Pourtant, les premiers livres qu'il publie n'ont rien à voir avec la Turquie. Les liens se sont renoués plus tard, le temps que les souvenirs et les envies décantent. En 1997, il fait paraître Le village et enfin de Luc Baptiste et Vichy-Tombouctou dans la tête de Jean-Michel Belorgey, des auteurs du cru. A partir d'une collection de cartes postales de ce dernier, il conçoit le beau livre Femmes d'Afrique du Nord, auquel participe Leïla Sebbar qui deviendra vite l'auteure phare de Bleu autour. Dans un salon du livre, il aborde Nedim Gürsel et lui demande un récit autobiographique. L'écrivain turc lui donnera Au pays des poissons captifs. Il y va au culot et frappe à toutes les portes, musées et collectivités territoriales pour des coéditions, institutions pour les aides, imprimeurs qui créent pour lui le beau rouge des couvertures. Il demande aussi conseil à Jean-François Manier, le fondateur de Cheyne. "Il nous a dit : "Diffusez-vous et distribuez-vous vous-même, sinon vous allez mourir vite."" Alors, Patrice Rötig a sillonné la France avec sa camionnette remplie de livres à la rencontre des libraires, et Bleu autour n'est pas mort. "Tout un réseau à la fois professionnel et amical s'est créé. Des libraires nous ont ouvert leurs portes, certains nous défendent au-delà du raisonnable, ce qui est très réconfortant et incite à prendre des risques."

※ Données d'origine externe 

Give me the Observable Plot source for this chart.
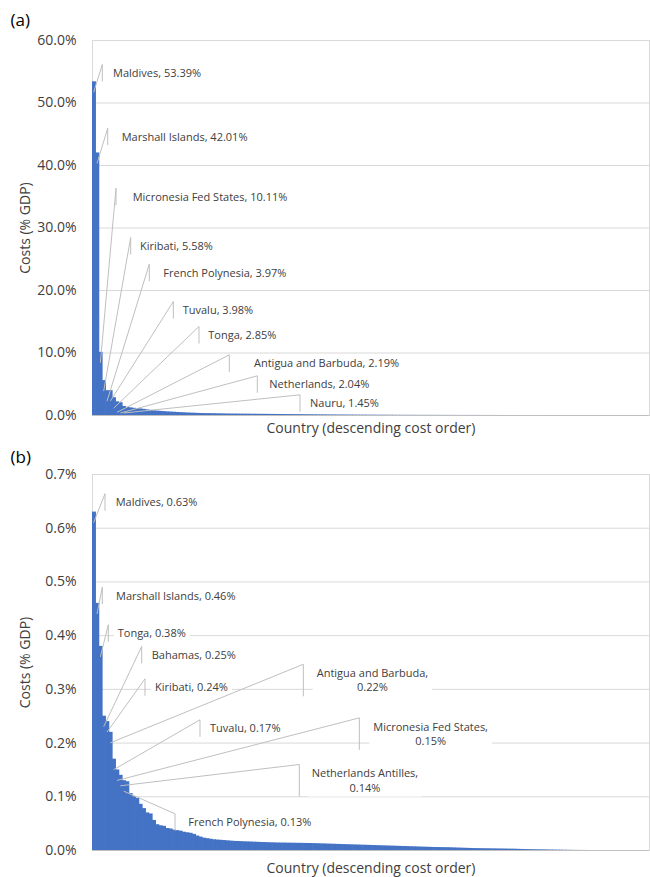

Le catalogue de Bleu autour ressemble à son fondateur, curieux de tout et surtout des gens, pour peu qu'ils s'interrogent : Jean Lebrun, se racontant en Journaliste en campagne, croise l'auteur arménien Raffi (Le fou) ; le Journal de Kaboul d'un officier français côtoie un classique d'Asie centrale, Nuit de Tchulpân ; la poésie d'Orhan Veli répond aux nouvelles de Sait Faik Abasiyanik ; Turcs et Arméniens sont publiés à la même enseigne... Il a aussi lancé et mis fin à Jim, acronyme pour Journal intime du Massif central, revue de luxe, improbable et créative, qui a failli l'engloutir. A présent, Patrice Rötig ne fait plus que de l'édition. Fin 2010, il a vendu son activité de presse, qui comptait encore pour la moitié du chiffre d'affaires. Aujourd'hui, si vous l'appelez sur son portable, il arrive qu'il vous réponde d'Istanbul, où il se rend plusieurs fois par an.